The effects here somehow look even shabbier than before, as if they were designed and executed by a computer system still requiring punch cards.
They encounter a tiny environmental protest that goes on so long Greta Thunberg herself would grow impatient. They meet a surfer who complains that global warming has caused such a rise in the number of sharks in the local waters that he might have to consider stopping. They run into the wealthiest man in the world, a pseudo-Elon Musk who claims to be working on a space elevator that just might help to save the world. They dance in what appears to be someone’s rec room in a scene that must be seen to be (dis)believed. Eventually, they express their physical attraction in a scene staged by someone who knows that many cinematic sex scenes include slow-motion but doesn’t know why it’s there.

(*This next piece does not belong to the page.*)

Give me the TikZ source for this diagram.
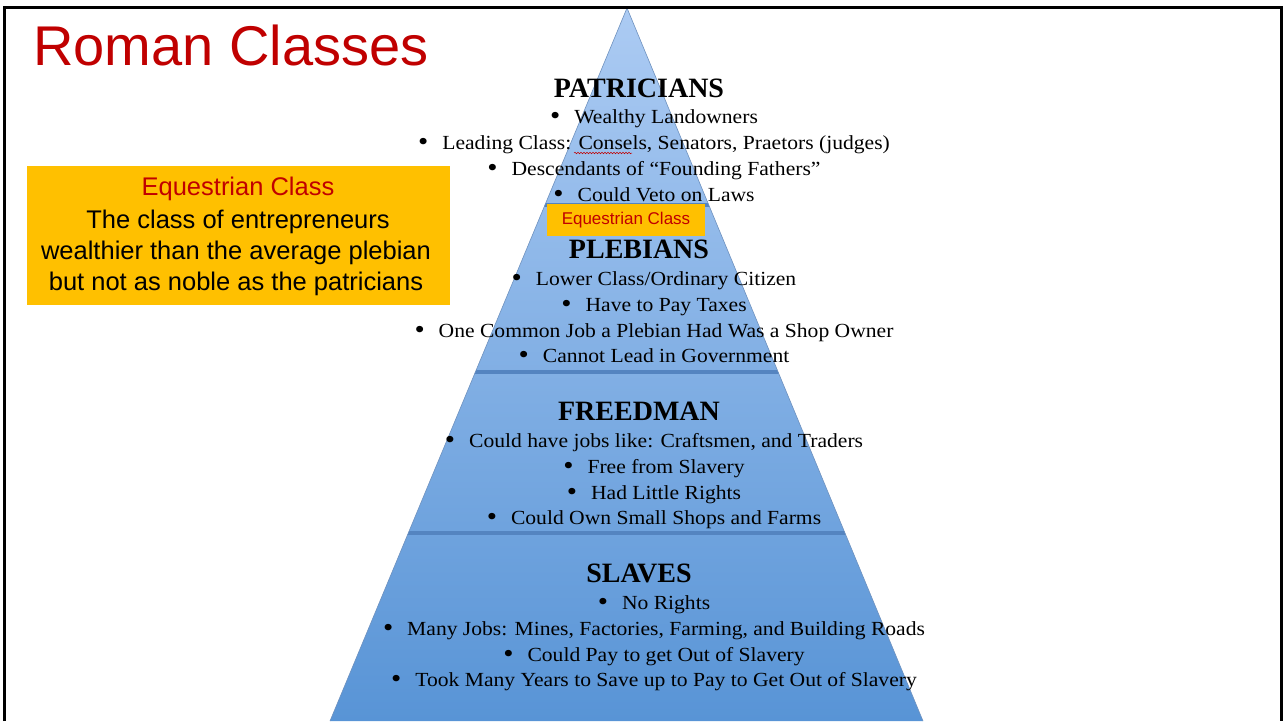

At this point, nearly two-thirds of the way through the film, the birdemic finally arrives in the form of pissed-off sea eagles that “swoop” in to attack humanity by tearing out their throats or blowing things up. In the first Birdemic, these visuals appeared to have been achieved by whatever cut-rate effects program came packaged with Nguyen’s discount computer. You would think that 12 years of technological advances would have resulted in something better-looking, even by default. But the effects here somehow look even shabbier than before, as if they were designed and executed by a computer system still requiring punch cards.
Finally, after 20-odd minutes of vaguely indiscriminate slaughter, the birds fly off, leaving our heroes to contemplate mankind’s crimes against ecology and viewers to contemplate what they have just seen. It’s the exact same thing as the first Birdemic, only somehow dumber.

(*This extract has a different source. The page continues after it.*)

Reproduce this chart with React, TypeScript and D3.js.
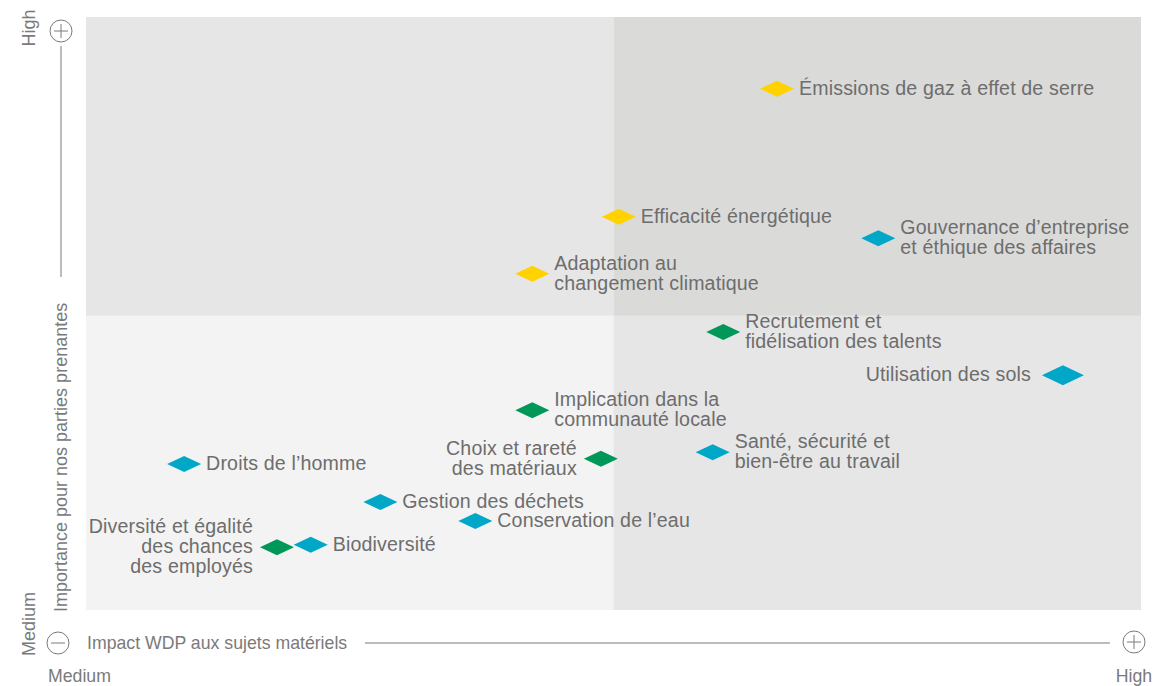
import React from "react";
import * as d3 from "d3";

// materiality matrix data (0-10 both axes)
const topics = [
  "Émissions de gaz à effet de serre",
  "Efficacité énergétique",
  "Gouvernance d’entreprise\net éthique des affaires",
  "Adaptation au\nchangement climatique",
  "Recrutement et\nfidélisation des talents",
  "Utilisation des sols",
  "Implication dans la\ncommunauté locale",
  "Choix et rareté\ndes matériaux",
  "Santé, sécurité et\nbien-être au travail",
  "Droits de l’homme",
  "Gestion des déchets",
  "Conservation de l’eau",
  "Diversité et égalité\ndes chances\ndes employés",
  "Biodiversité",
];
const impact = [6.55, 5.05, 7.51, 4.23, 6.04, 9.26, 4.23, 4.88, 5.94, 0.93, 2.79, 3.69, 1.81, 2.13];
const importance = [8.79, 6.63, 6.27, 5.67, 4.69, 3.96, 3.37, 2.55, 2.66, 2.46, 1.82, 1.5, 1.06, 1.1];
const groups = ["env", "env", "gov", "env", "soc", "gov", "soc", "soc", "gov", "gov", "gov", "gov", "soc", "gov"];
const labelSide = ["r", "r", "r", "r", "r", "l", "r", "l", "r", "r", "r", "r", "l", "r"];
const big = [false, false, false, false, false, true, false, false, false, false, false, false, false, false];

// quadrant boundaries
const impactSplit = 5;
const importanceSplit = 4.96;

const groupColor: Record<string, string> = {
  env: "#ffd200",
  gov: "#00a7c7",
  soc: "#009759",
};

const W = 1171;
const H = 686;
const left = 86, right = 1141, top = 17, bottom = 610;

const textCol = "#6d6d6d";
const axisCol = "#7a7a7a";
const font = "'Liberation Sans', Arial, Helvetica, sans-serif";

const PlusMinus = ({ cx, cy, plus }: { cx: number; cy: number; plus: boolean }) => (
  <g stroke={axisCol} strokeWidth={1} fill="none">
    <circle cx={cx} cy={cy} r={11} />
    <line x1={cx - 7} x2={cx + 7} y1={cy} y2={cy} />
    {plus && <line x1={cx} x2={cx} y1={cy - 7} y2={cy + 7} />}
  </g>
);

export default function App() {
  const x = d3.scaleLinear().domain([0, 10]).range([left, right]);
  const y = d3.scaleLinear().domain([0, 10]).range([bottom, top]);

  const quads = [
    { x0: 0, x1: impactSplit, y0: importanceSplit, y1: 10, fill: "#e6e6e6" },
    { x0: impactSplit, x1: 10, y0: importanceSplit, y1: 10, fill: "#dadad9" },
    { x0: 0, x1: impactSplit, y0: 0, y1: importanceSplit, fill: "#f3f3f3" },
    { x0: impactSplit, x1: 10, y0: 0, y1: importanceSplit, fill: "#e6e6e6" },
  ];

  const lineH = 20;

  return (
    <>
      <style>{`body{margin:0}`}</style>
      <svg width={W} height={H} style={{ display: "block", fontFamily: font }}>
        {quads.map((q, i) => (
          <rect
            key={i}
            x={x(q.x0)}
            y={y(q.y1)}
            width={x(q.x1) - x(q.x0)}
            height={y(q.y0) - y(q.y1)}
            fill={q.fill}
          />
        ))}

        {topics.map((t, i) => {
          const cx = x(impact[i]);
          const cy = y(importance[i]);
          const hw = big[i] ? 21 : 17;
          const hh = big[i] ? 10 : 8;
          const lines = t.split("\n");
          const onLeft = labelSide[i] === "l";
          const tx = onLeft ? cx - hw - (big[i] ? 11 : 7) : cx + hw + 5;
          const startY = cy - ((lines.length - 1) * lineH) / 2 - 1;
          return (
            <g key={i}>
              <path
                d={`M${cx - hw},${cy}L${cx},${cy - hh}L${cx + hw},${cy}L${cx},${cy + hh}Z`}
                fill={groupColor[groups[i]]}
              />
              <text
                fill={textCol}
                fontSize={19.6}
                letterSpacing={0.15}
                textAnchor={onLeft ? "end" : "start"}
                dominantBaseline="central"
              >
                {lines.map((l, j) => (
                  <tspan key={j} x={tx} y={startY + j * lineH}>
                    {l}
                  </tspan>
                ))}
              </text>
            </g>
          );
        })}

        {/* vertical axis */}
        <PlusMinus cx={61} cy={31} plus={true} />
        <line x1={61} x2={61} y1={46} y2={277} stroke={axisCol} strokeWidth={1} />
        <text transform="translate(67,612) rotate(-90)" fill={axisCol} fontSize={18}>
          Importance pour nos parties prenantes
        </text>
        <text transform="translate(35,28) rotate(-90)" fill={axisCol} fontSize={18} textAnchor="middle">
          High
        </text>
        <text transform="translate(35,624) rotate(-90)" fill={axisCol} fontSize={18} textAnchor="middle">
          Medium
        </text>

        {/* horizontal axis */}
        <PlusMinus cx={58} cy={643} plus={false} />
        <text x={87} y={649} fill={axisCol} fontSize={17.7}>
          Impact WDP aux sujets matériels
        </text>
        <line x1={365} x2={1110} y1={643} y2={643} stroke={axisCol} strokeWidth={1} />
        <PlusMinus cx={1134} cy={642} plus={true} />
        <text x={48} y={682} fill={axisCol} fontSize={17.7}>
          Medium
        </text>
        <text x={1134} y={682} fill={axisCol} fontSize={17.7} textAnchor="middle">
          High
        </text>
      </svg>
    </>
  );
}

In a film where literally nothing works, it is a challenge to determine what is the single worst thing about it. There are the atrocious performances from the two leads that feel more like imperfect computer simulations of human beings than actual people. The shoddy “action” scenes seem to have been designed primarily to inspire ironic memes rather than entertain moviegoers. Nguyen’s utter incompetence as both a writer and a director—his screenplay contains more padding than a junior high dance, demonstrating the kind of directorial flair typically found in home movies.
Imagine that you’re a budding young filmmaker who’s put everything you had—financially, artistically, and emotionally—into producing your first feature and submitting it to Fantastic Fest, only to get rejected. Then they get a look at the fest schedule and discover that one of those slots was given to Birdemic 3 purely off the bad-movie cachet of the original. That sad fact is the second worst thing about Birdemic 3. The first? That this one (technically) leaves the door open for a Birdemic 4.